There are some fair concerns about the validity of his performance. His Statcast barrel rate and hard-hit percentages were both well above average and he didn't exactly get everyday playing time under David Ross. Still, the 32.3% strikeout rate was untenable and his stint showed some holes in his game. In the time since then, however, he's kept hitting with a .288/.402/.606 slash line and 151 wRC+ to start the year in Triple-A, and now he's actually hitting lefties to the tune of a .300/.360/.650 line.

With the big league Cubs increasingly looking like a playoff contender, they'll want every spot making the most of what the organization has to offer. Given Craig Counsell's lineup on Tuesday and the makeup of the roster, designated hitter is his best chance at finding at-bats, especially when a righty is on the mound. This still has problems given that the Cubs have a ton of prospects fast approaching, including the red-hot Matt Shaw who could soon take over at third and force Christopher Morel back to DH more regularly.

A Matt Mervis trade still makes sense for the Chicago Cubs

On top of everything, Mervis still seems like an ideal trade piece for the Cubs. He's not likely to get starts at first anytime soon barring an injury or a need to rest Busch. Perhaps the DFA of Cooper shows growing confidence to let him be a backup and bench bat going forward, but there's a marketable potential in Mervis, with his 30-homer upside, that could make him enticing to other teams looking for a change of scenery candidate a la Busch.

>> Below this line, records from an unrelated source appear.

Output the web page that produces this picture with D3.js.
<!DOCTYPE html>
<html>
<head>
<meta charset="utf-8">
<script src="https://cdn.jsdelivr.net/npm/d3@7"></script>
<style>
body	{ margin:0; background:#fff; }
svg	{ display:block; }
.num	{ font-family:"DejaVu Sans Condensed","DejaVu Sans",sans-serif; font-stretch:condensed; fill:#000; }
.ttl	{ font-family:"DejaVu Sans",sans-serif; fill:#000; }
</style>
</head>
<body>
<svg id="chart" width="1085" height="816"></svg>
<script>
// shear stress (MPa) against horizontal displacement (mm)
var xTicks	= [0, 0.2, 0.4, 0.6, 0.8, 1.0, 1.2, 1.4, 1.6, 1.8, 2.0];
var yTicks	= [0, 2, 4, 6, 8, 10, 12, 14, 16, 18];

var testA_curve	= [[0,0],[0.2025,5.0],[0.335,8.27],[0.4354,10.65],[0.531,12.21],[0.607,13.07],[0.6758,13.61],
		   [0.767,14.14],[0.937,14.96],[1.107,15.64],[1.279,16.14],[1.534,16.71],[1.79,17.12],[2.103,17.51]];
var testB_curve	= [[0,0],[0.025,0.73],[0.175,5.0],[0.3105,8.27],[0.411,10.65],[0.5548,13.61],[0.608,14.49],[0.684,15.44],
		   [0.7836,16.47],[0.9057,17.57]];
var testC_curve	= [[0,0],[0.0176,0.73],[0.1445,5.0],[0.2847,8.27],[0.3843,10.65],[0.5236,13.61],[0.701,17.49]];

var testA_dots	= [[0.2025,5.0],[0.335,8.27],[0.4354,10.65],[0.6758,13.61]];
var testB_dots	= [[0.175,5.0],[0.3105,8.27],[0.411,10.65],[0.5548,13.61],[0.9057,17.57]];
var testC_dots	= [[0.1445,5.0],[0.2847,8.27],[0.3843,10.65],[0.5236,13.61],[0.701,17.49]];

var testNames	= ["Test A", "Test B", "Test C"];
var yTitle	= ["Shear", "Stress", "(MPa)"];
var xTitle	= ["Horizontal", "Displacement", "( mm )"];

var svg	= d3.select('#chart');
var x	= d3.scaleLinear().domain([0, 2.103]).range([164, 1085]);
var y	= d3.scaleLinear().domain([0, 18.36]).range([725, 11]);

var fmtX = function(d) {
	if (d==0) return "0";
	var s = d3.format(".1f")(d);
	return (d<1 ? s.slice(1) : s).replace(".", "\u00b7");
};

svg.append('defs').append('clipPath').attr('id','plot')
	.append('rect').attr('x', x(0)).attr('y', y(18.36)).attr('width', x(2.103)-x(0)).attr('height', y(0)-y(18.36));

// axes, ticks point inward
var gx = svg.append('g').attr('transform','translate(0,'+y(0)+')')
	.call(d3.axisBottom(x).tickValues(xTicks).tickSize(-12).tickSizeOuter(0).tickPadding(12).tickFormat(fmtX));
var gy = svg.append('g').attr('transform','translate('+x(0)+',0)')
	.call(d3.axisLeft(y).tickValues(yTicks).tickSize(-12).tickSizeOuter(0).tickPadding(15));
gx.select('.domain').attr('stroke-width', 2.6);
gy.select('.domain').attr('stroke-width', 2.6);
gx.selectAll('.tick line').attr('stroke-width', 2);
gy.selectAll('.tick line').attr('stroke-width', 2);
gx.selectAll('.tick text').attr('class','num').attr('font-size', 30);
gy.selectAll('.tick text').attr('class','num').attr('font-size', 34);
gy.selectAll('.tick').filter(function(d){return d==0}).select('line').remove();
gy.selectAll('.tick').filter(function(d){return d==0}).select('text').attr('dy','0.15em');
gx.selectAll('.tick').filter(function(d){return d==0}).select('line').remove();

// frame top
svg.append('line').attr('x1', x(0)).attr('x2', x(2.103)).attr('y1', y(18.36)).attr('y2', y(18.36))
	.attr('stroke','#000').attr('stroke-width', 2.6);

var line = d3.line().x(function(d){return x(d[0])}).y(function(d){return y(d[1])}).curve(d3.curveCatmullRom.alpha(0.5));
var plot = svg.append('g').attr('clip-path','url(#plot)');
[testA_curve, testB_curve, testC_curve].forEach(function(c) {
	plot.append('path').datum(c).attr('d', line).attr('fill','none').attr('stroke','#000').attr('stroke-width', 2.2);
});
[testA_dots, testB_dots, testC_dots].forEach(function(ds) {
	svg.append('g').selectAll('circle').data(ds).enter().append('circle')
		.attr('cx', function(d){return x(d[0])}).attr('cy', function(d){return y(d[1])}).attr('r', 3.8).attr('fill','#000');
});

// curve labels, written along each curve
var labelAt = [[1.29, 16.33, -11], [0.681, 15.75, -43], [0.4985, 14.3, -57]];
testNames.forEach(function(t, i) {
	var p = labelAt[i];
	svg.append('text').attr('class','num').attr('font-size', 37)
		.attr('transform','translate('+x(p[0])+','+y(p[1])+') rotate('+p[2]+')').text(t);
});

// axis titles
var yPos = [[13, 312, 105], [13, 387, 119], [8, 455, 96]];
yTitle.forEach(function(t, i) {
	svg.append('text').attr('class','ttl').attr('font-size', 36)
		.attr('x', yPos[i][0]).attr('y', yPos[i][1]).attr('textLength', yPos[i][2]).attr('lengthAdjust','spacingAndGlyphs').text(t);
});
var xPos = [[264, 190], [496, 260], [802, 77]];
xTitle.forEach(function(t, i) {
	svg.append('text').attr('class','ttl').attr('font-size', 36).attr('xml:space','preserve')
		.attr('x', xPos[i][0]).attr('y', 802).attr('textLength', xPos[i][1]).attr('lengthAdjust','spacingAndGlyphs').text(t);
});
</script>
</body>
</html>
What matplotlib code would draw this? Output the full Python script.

With a strong farm system and serviceable depth behind him and an unclear long-term spot, it's not like it would hurt the Cubs to send him off for another bullpen arm during the year, even if it stung to see him find success in another uniform. How Mervis hits could determine his fate, though a decision won't have to be made for a while. If he takes to the majors well this time, there's no harm in keeping him around and working him in where he has the best chance to succeed. Then, if things become too crowded later in the season, that big league success could translate to more value at the deadline.

If he struggles again and is sent back down to the minors, however, it leaves his spot even further in question as the farm continues to rise around him. Whatever the case, we can hope that Mervis will bring value and some fireworks with what could be a pivotal return to Chicago.